La Bissana  chiamata così perché era molto alta e magrissima, filiforme come una biscia

 La Penagia anche quando era incinta fumava la pipa e si ubriacava quasi tutti i giorni addormentandosi poi sotto le piante da frutta. Quando partorì, diede alla luce un bambino di peso e dimensioni notevoli

La Guta  questa donna, era chiamata così perché  andava in giro sempre con il naso che le colava

i Scilap

 i Paltin

I Bòtoi

                                               I ME, I TO, I NOS

Bòtoi è un soprannome dato a una famiglia di Comasira. Nella storia di questa famiglia ci sono state vedove  con figli che si sono risposate con altri uomini vedovi con figli  e che poi hanno generato altri bambini………..da lì il detto I me I to I nos ( i miei, i tuoi, i nostri). 

Anche se non erano comasiresi è giusto ricordare quelle persone che conducevano una vita  itinerante e che facevano affari di paese in paese

Passava una donna che vendeva stoffe “a braccia” e le trasportava in due grosse ceste a tracolla tra una spalla e l’altra.

C’era poi il Cesare di Cortenova con un fagotto nero e anche lui trattava stoffe, era soprannominato de già che passi  perché continuava a ripeterlo in continuazione a tutte le donne che gli facevano magari degli ordini.

Il Gepo  di Taceno, lui barattava gli stracci a peso in cambio di elastico, frisa, tazze, un po’ di tutto insomma.

la quadregata  di Dorio viaggiava sempre con il suo compagno e due cani e  ogni due mesi passava da Comasira con la paglia e impagliava le sedie.
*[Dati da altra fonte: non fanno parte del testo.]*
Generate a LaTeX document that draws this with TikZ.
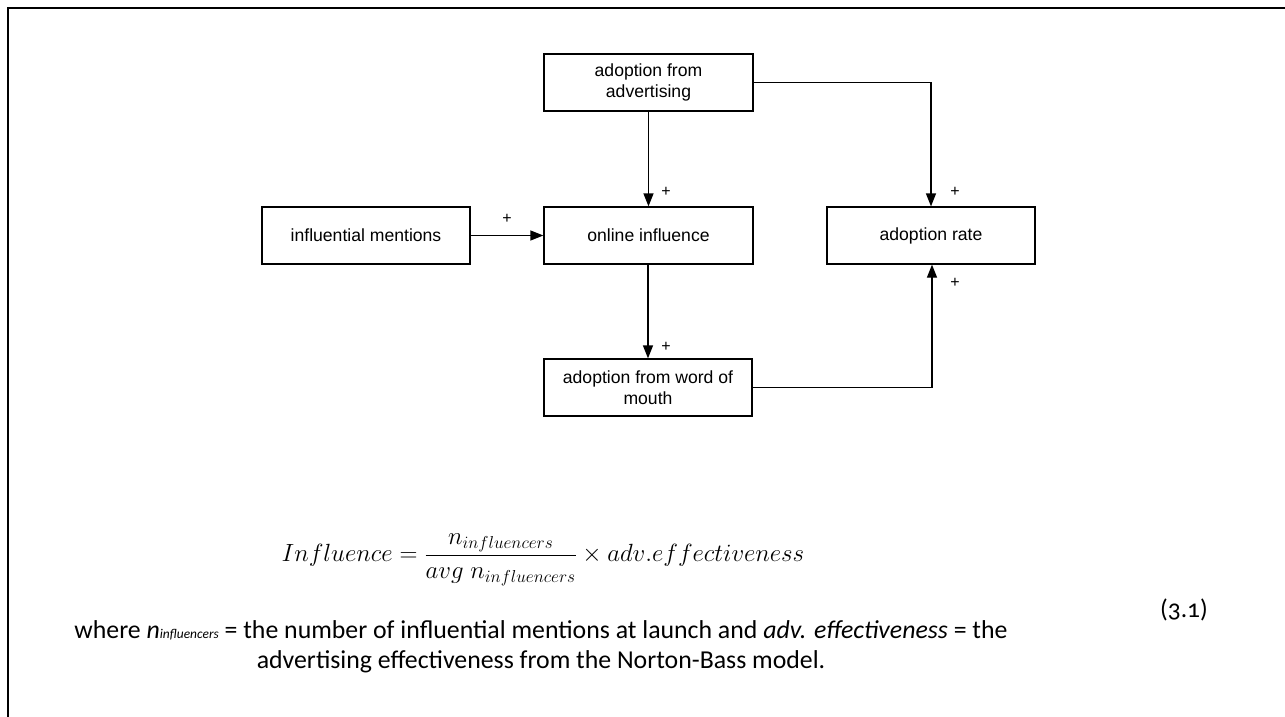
\documentclass[tikz,border=0pt]{standalone}
\usepackage{fontspec}
\setmainfont{Liberation Sans}
\newfontfamily\corb[Numbers=OldStyle]{Carlito}
\usetikzlibrary{arrows.meta}
\begin{document}
\begin{tikzpicture}[x=1pt,y=-1pt,
  box/.style={draw, line width=1.2pt, minimum width=209pt, minimum height=57pt, inner sep=0pt, align=center, font=\fontsize{17.6}{20.5}\selectfont},
  conn/.style={line width=1.2pt, -{Triangle[length=13pt,width=10pt]}},
  pl/.style={font=\fontsize{16}{18}\selectfont, inner sep=0pt},
  frame/.style={line width=2.2pt}]
\useasboundingbox (0,0) rectangle (1285,717);
\coordinate (fa) at (8,717);
\coordinate (fb) at (8,8);
\coordinate (fc) at (1285,8);
\draw[frame] (fa) -- (fb) -- (fc);

\node[box] (adv)  at (648.5,82.5)  {adoption from\\advertising};
\node[box] (onl)  at (648.5,235.5) {online influence};
\node[box, minimum width=208pt] (inf)  at (366,235.5)   {influential mentions};
\node[box, minimum width=208pt] (rate) at (931,235.5)   {adoption rate};
\node[box, minimum width=208pt] (wom)  at (648,387.5)   {adoption from word of\\mouth};

\draw[conn] (adv) -- (onl);
\draw[conn] (adv.east) -| (rate.north);
\draw[conn] (inf) -- (onl);
\draw[conn] (onl.south -| wom) -- (wom.north);
\draw[conn] (wom.east) -| ([xshift=1pt]rate.south);

\node[pl] (p1) at (666,192) {+};
\node[pl] (p2) at (507,219) {+};
\node[pl] (p3) at (955,192) {+};
\node[pl] (p4) at (955,283) {+};
\node[pl] (p5) at (666,347) {+};

\node[font=\fontsize{24}{28}\selectfont] (eq) at (543,560)
  {$\displaystyle Influence=\frac{n_{influencers}}{avg\ n_{influencers}}\times adv.effectiveness$};
\node[font=\corb\fontsize{25.5}{29}\selectfont] (num) at (1184,610) {(3.1)};
\node[font=\corb\fontsize{25.8}{29.5}\selectfont, align=center] (txt) at (541,647)
  {where \textit{n}{\fontsize{13.4}{14}\selectfont\itshape influencers} = the number of influential mentions at launch and \textit{adv. effectiveness} = the\\advertising effectiveness from the Norton-Bass model.};
\end{tikzpicture}
\end{document}
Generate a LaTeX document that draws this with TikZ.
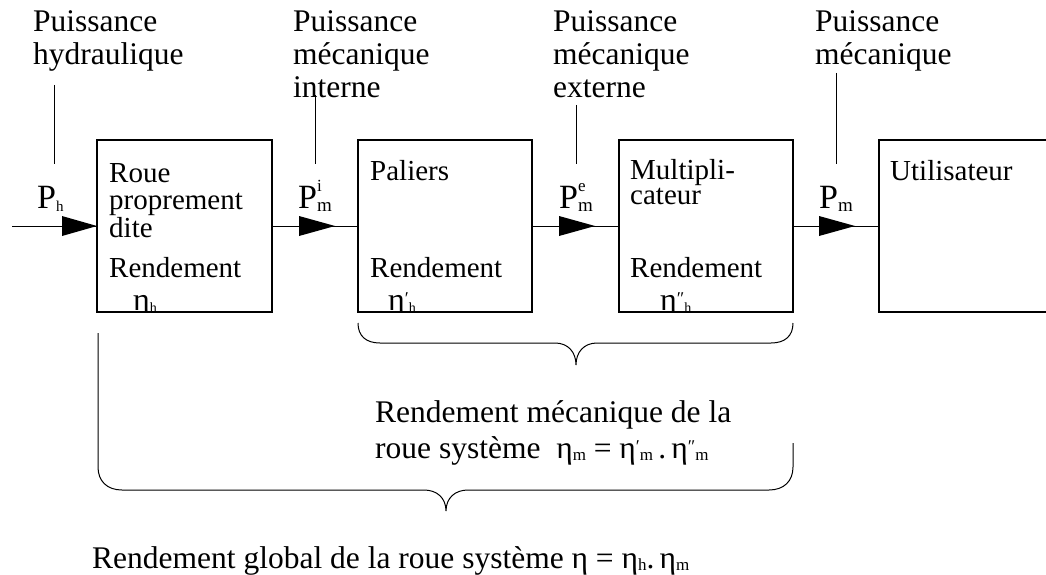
\documentclass[tikz,border=0pt]{standalone}
\usepackage{fontspec}
\setmainfont{Liberation Serif}
\usetikzlibrary{calc}
\newcommand\lsub[2][14]{\raisebox{-0.2ex}{\fontsize{#1}{#1}\selectfont #2}}
\newcommand\lsup[2][17]{\raisebox{1.05ex}{\fontsize{#1}{#1}\selectfont #2}}
\newcommand\lprime[2][18]{\raisebox{0.35ex}{\fontsize{#1}{#1}\selectfont #2}}
\begin{document}
\begin{tikzpicture}[x=1pt,y=-1pt,
  box/.style={draw,line width=1.2pt,minimum width=175pt,minimum height=172pt,inner sep=0pt,outer sep=0pt,anchor=north west},
  lbl/.style={anchor=base west,inner sep=0pt,font=\fontsize{31.5}{33}\selectfont},
  btxt/.style={anchor=base west,inner sep=0pt,font=\fontsize{29}{27.5}\selectfont},
  eta/.style={anchor=base west,inner sep=0pt,font=\fontsize{32}{32}\selectfont},
  plab/.style={anchor=base west,inner sep=0pt,font=\fontsize{34}{34}\selectfont},
  wire/.style={line width=1pt},
  head/.style={fill=black},
  brace/.style={line width=1pt},
]
\useasboundingbox (0,0) rectangle (1046,575);

% boxes
\node[box] (b1) at (97,140) {};
\node[box,minimum width=174pt] (b2) at (358,140) {};
\node[box,minimum width=174pt] (b3) at (619,140) {};
\node[anchor=north west,inner sep=0pt,outer sep=0pt,minimum width=167pt,minimum height=172pt] (b4) at (879,140) {};
\draw[line width=1.2pt] (b4.north east) -- (b4.north west) -- (b4.south west) -- (b4.south east);

% box texts
\node[btxt] (t1) at (109,182) {\vtop{\hbox{Roue}\hbox{proprement}\hbox{dite}}};
\node[btxt] (r1) at (109,277) {Rendement};
\node[btxt] (t2) at (370,180) {Paliers};
\node[btxt] (r2) at (370,277) {Rendement};
\node[btxt,font=\fontsize{29}{25}\selectfont] (t3) at (630,179) {\vtop{\hbox{Multipli-}\hbox{cateur}}};
\node[btxt] (r3) at (630,277) {Rendement};
\node[btxt] (t4) at (890,180) {Utilisateur};

\begin{scope}
\clip ($(b1.north west)+(0,1)$) rectangle ($(b3.south east)+(0,-1)$);
\node[eta] (e1) at (133,310) {η\lsub{h}};
\node[eta] (e2) at (388,310) {η\lprime{′}\lsub{h}};
\node[eta] (e3) at (660,310) {η\lprime{″}\lsub{h}};
\end{scope}

% outer labels
\node[lbl] (l1) at (33,32) {\vtop{\hbox{Puissance}\hbox{hydraulique}}};
\node[lbl] (l2) at (293,32) {\vtop{\hbox{Puissance}\hbox{mécanique}\hbox{interne}}};
\node[lbl] (l3) at (553,32) {\vtop{\hbox{Puissance}\hbox{mécanique}\hbox{externe}}};
\node[lbl] (l4) at (815,32) {\vtop{\hbox{Puissance}\hbox{mécanique}}};

% power symbols
\node[plab] (p1) at (37,208) {P\lsub[15]{h}};
\node[plab] (p2) at (298,208) {P\makebox[0pt][l]{\lsup{i}}\lsub[19]{m}};
\node[plab] (p3) at (559,208) {P\makebox[0pt][l]{\lsup{e}}\lsub[19]{m}};
\node[plab] (p4) at (819,208) {P\lsub[19]{m}};

% leader lines
\coordinate (c1a) at (54.5,85);  \coordinate (c1b) at (54.5,164);
\coordinate (c2a) at (315,95);   \coordinate (c2b) at (315,164);
\coordinate (c3a) at (576,105);  \coordinate (c3b) at (576,164);
\coordinate (c4a) at (836,73);   \coordinate (c4b) at (836,164);
\draw[wire] (c1a) -- (c1b);
\draw[wire] (c2a) -- (c2b);
\draw[wire] (c3a) -- (c3b);
\draw[wire] (c4a) -- (c4b);

% connectors
\coordinate (in) at (12,226);
\draw[wire] (in) -- (b1.west);
\draw[wire] (b1.east) -- (b2.west);
\draw[wire] (b2.east) -- (b3.west);
\draw[wire] (b3.east) -- (b4.west);
\fill[head] (b1.west) -- ++(-35,-10) -- ++(0,20) -- cycle;
\fill[head] ($(b2.west)+(-23,0)$) -- ++(-36,-10) -- ++(0,20) -- cycle;
\fill[head] ($(b3.west)+(-24,0)$) -- ++(-36,-10) -- ++(0,20) -- cycle;
\fill[head] ($(b4.west)+(-24,0)$) -- ++(-36,-10) -- ++(0,20) -- cycle;

% top brace
\draw[brace] (358,323) .. controls (358,336) and (366,343) .. (380,343) -- (555,343)
  .. controls (568,343) and (576,352) .. (576,365)
  .. controls (576,352) and (584,343) .. (597,343) -- (771,343)
  .. controls (785,343) and (793,336) .. (793,323);

% big brace
\draw[brace] (98,333) -- (98,467) .. controls (98,481) and (107,490) .. (122,490) -- (424,490)
  .. controls (437,490) and (446,498) .. (446,511)
  .. controls (446,498) and (455,490) .. (468,490) -- (769,490)
  .. controls (784,490) and (793,481) .. (793,467) -- (793,443);

% brace texts
\node[lbl,font=\fontsize{31.5}{36}\selectfont] (m1) at (375,422) {\vtop{\hbox{Rendement mécanique de la}\hbox{roue système\ \ η\lsub[17]{m} = η\lprime{′}\lsub[17]{m}\,.\,η\lprime{″}\lsub[17]{m}}}};
\node[lbl] (g1) at (92,568) {Rendement global de la roue système η = η\lsub[17]{h}.\,η\lsub[17]{m}};
\end{tikzpicture}
\end{document}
Dormiva in stalle e ricoveri di fortuna.

C’era poi l’arrotino moleta che veniva spingendo una specie di carriola sopra la quale era montata l’attrezzatura per molare. Molava forbici, coltelli e altri attrezzi.

E’ importante ricordare che per comperare il bestiame bisognava interpellare il  marozè (negoziatore) che abitava a Taceno ed era chiamato el Magì.